Philip Larkin, con solo 22 años –difícil de creer, pero cierto- escribió la novela más respetuosa con la inteligencia del lector que he leído jamás, nos da tan poca información sobre los personajes que nos obliga a participar en la construcción del ambiente en el que se desarrolla la historia. Baste decir que la nacionalidad de la protagonista tenemos que descubrirla nosotros: una bibliotecaria con más preparación académica de la que se requiere para desempeñar su trabajo, refugiada en la Inglaterra de la II Guerra Mundial, que conoce la soledad más absoluta, esa que no cambiaría aunque el conflicto bélico acabase mañana y pudiese volver a su país… Katherine Lind, probablemente alemana, probablemente judía, probablemente la persona más solitaria del mundo, es una de las protagonistas mejor construidas de la literatura universal –con el permiso de Elizabeth Benett, claro está. Pero en realidad, la novela tiene dos protagonistas, una es Katherine y la otra es la sociedad en la que vive. Su condición de extranjera no es accidental, su aislamiento emocional tampoco, porque ambas cosas le permiten contemplar la vida de la pequeña ciudad donde vive, las reacciones de sus compañeras de trabajo, la personalidad del hombre que supuso su primer acercamiento al amor, desde una especie de asepsia realista y, contrariamente a lo que, al menos yo, esperaba, carente de romanticismo.

La historia, dividida en tres partes, empieza y acaba en un mismo día de invierno, en plena guerra, en el que Katherine trabaja y espera que su primer amor contacte con ella. Sabemos entonces, sin que nadie nos lo explique, que el pasado no existe para ella, que es tierra quemada, que aunque el mapa le indique que está ahí, el lugar del que Katherine salió no volverá a ser jamás el que fue.
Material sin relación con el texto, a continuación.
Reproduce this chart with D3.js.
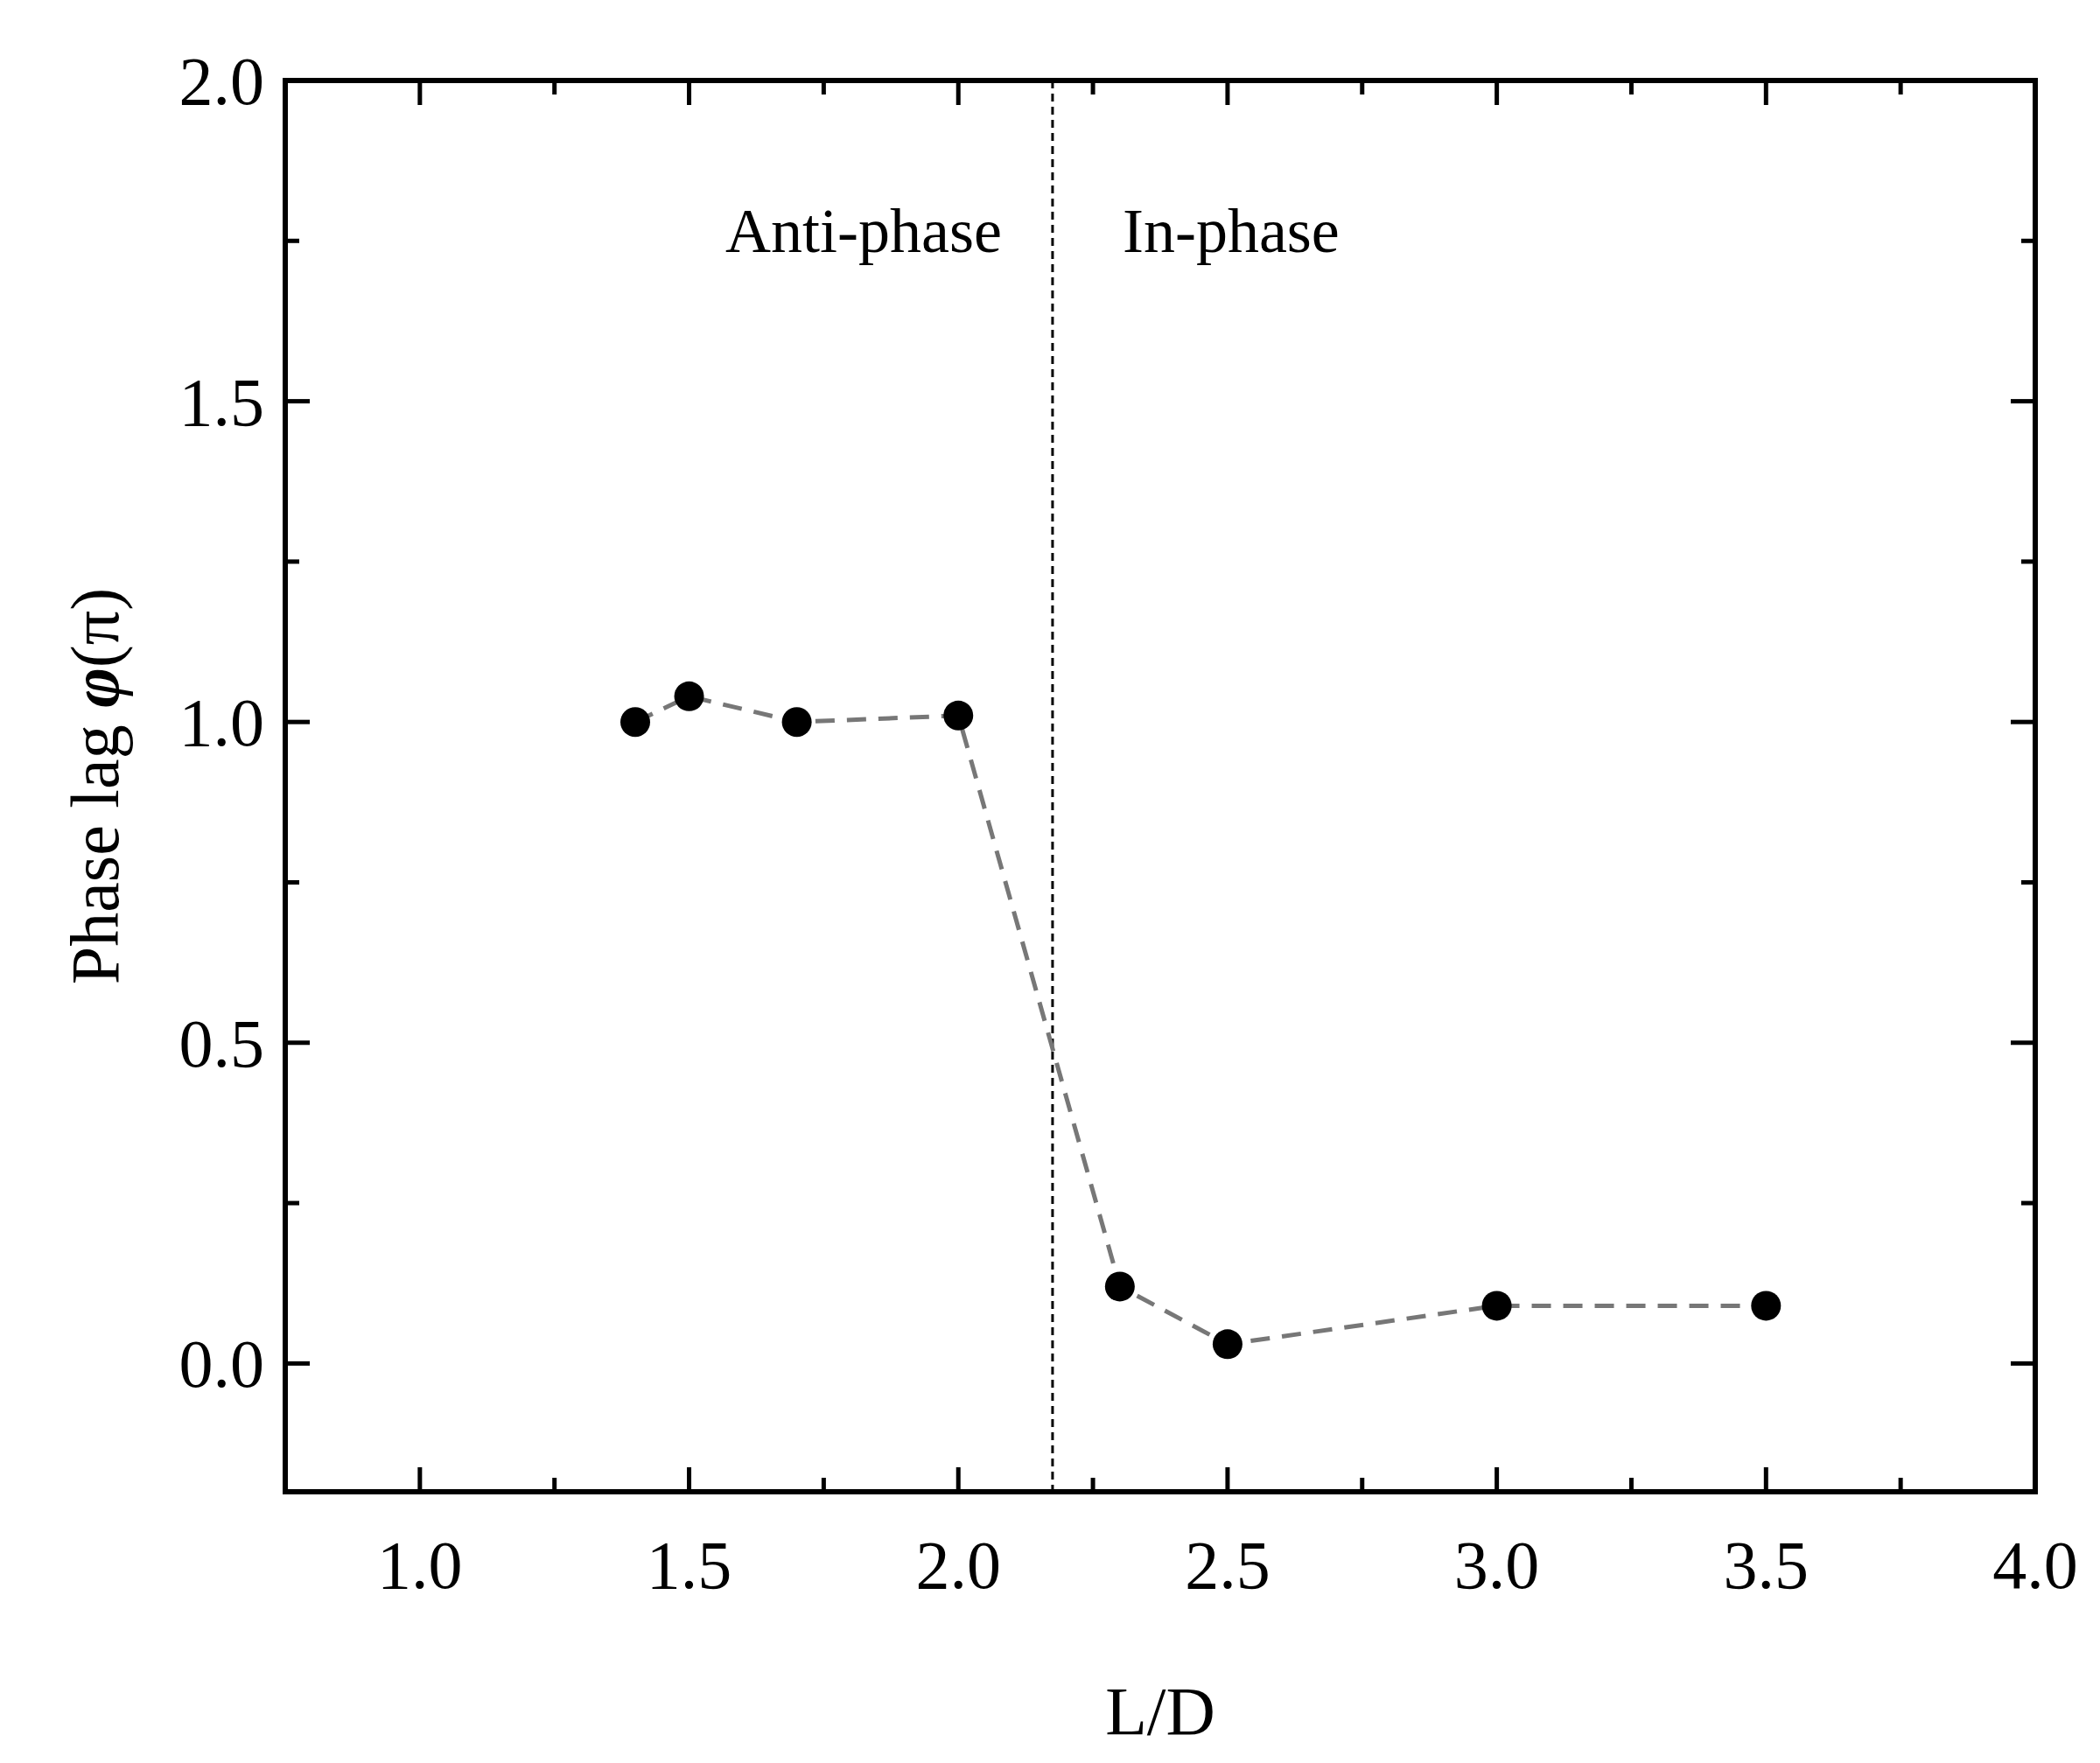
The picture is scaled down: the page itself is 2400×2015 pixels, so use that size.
<!DOCTYPE html>
<html><head><meta charset="utf-8">
<script src="https://cdn.jsdelivr.net/npm/d3@7"></script>
<style>body{margin:0;background:#fff}</style></head>
<body><svg id="c" width="2400" height="2015"></svg>
<script>
const xs=[1.4,1.5,1.7,2.0,2.3,2.5,3.0,3.5];
const ys=[1.0,1.04,1.0,1.01,0.12,0.03,0.09,0.09];
const xTicks=[1.0,1.5,2.0,2.5,3.0,3.5,4.0];
const yTicks=[0.0,0.5,1.0,1.5,2.0];
const boundary=2.175;
const L=326,R=2326,T=92,B=1705;
const svg=d3.select("#c");
const x=d3.scaleLinear().domain([0.75,4.0]).range([L,R]);
const y=d3.scaleLinear().domain([-0.2,2.0]).range([B,T]);
const font="Liberation Serif, Times New Roman, serif";
const xMinor=d3.range(0.75,4.001,0.25), yMinor=d3.range(-0.25,2.001,0.25).filter(v=>v>=-0.2);
function ticks(g,axis,major,minor){
  const isMaj=v=>major.some(m=>Math.abs(m-v)<1e-6);
  minor.forEach(v=>{
    const len=isMaj(v)?28:16;
    if(axis==='x'){
      g.append("line").attr("x1",x(v)).attr("x2",x(v)).attr("y1",B).attr("y2",B-len);
      g.append("line").attr("x1",x(v)).attr("x2",x(v)).attr("y1",T).attr("y2",T+len);
    }else{
      g.append("line").attr("y1",y(v)).attr("y2",y(v)).attr("x1",L).attr("x2",L+len);
      g.append("line").attr("y1",y(v)).attr("y2",y(v)).attr("x1",R).attr("x2",R-len);
    }
  });
}
const tg=svg.append("g").attr("stroke","#000").attr("stroke-width",5);
ticks(tg,'x',xTicks,xMinor);ticks(tg,'y',yTicks,yMinor);
svg.append("rect").attr("x",L).attr("y",T).attr("width",R-L).attr("height",B-T).attr("fill","none").attr("stroke","#000").attr("stroke-width",6);
svg.append("g").selectAll("text").data(xTicks).join("text").attr("x",d=>x(d)).attr("y",B+110)
 .attr("text-anchor","middle").attr("font-family",font).attr("font-size",78).text(d=>d.toFixed(1));
svg.append("g").selectAll("text").data(yTicks).join("text").attr("x",L-24).attr("y",d=>y(d)+27)
 .attr("text-anchor","end").attr("font-family",font).attr("font-size",78).text(d=>d.toFixed(1));
svg.append("text").attr("x",(L+R)/2).attr("y",1982).attr("text-anchor","middle").attr("font-family",font).attr("font-size",78).text("L/D");
const yl=svg.append("text").attr("transform",`translate(135,${(T+B)/2}) rotate(-90)`).attr("text-anchor","middle").attr("font-family",font).attr("font-size",78);
yl.append("tspan").text("Phase lag ");
yl.append("tspan").attr("font-weight","bold").attr("font-style","italic").text("φ");
yl.append("tspan").text("(π)");
svg.append("line").attr("x1",x(boundary)).attr("x2",x(boundary)).attr("y1",T).attr("y2",B).attr("stroke","#000").attr("stroke-width",3).attr("stroke-dasharray","9,6");
svg.append("text").attr("x",x(boundary)-58).attr("y",288).attr("text-anchor","end").attr("font-family",font).attr("font-size",72).text("Anti-phase");
svg.append("text").attr("x",x(boundary)+80).attr("y",288).attr("font-family",font).attr("font-size",72).text("In-phase");
const pts=xs.map((v,i)=>[v,ys[i]]);
svg.append("path").attr("d",d3.line().x(d=>x(d[0])).y(d=>y(d[1]))(pts)).attr("fill","none").attr("stroke","#777").attr("stroke-width",5).attr("stroke-dasharray","22,14");
svg.append("g").selectAll("circle").data(pts).join("circle").attr("cx",d=>x(d[0])).attr("cy",d=>y(d[1])).attr("r",17).attr("fill","#000");
</script></body></html>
No hay hogar al que regresar, la existencia anodina y rutinaria que lleva, bien puede convertirse en eterna si no hace algo por evitarlo. La suerte de Katherine es que lo sabe.

Pero en la novela, no todo ocurre en el presente, existe una segunda parte que es una suerte de intermedio de romanticismo contenido, en la que Larkin nos cuenta el verano que Katherine pasó en Inglaterra, con la familia de Robin, cuando la guerra solo anidaba en el corazón de algunas personas y nadie sabía aún la cantidad de ilusiones y proyectos que truncaría. Un verano plácido en un ambiente tranquilo y campestre. Una época de iniciación en toda regla.

La novela está llena, como la propia vida, de relatos paralelos que transcurren mientras intentamos centrarnos en lo que nos importa y que acaban enseñándonos más sobre nosotros mismos, y sobre los que nos rodean, que aquello en lo que teníamos depositadas nuestras mayores esperanzas.

Solo una advertencia: comienza como un relato lento, pero no os dejéis engañar, el autor deja un reguero de migajas de pan que debéis seguir hasta ese lugar encantado en el que anida la literatura con mayúsculas y al que sabréis que habéis llegado porque os será del todo imposible dejar de leer.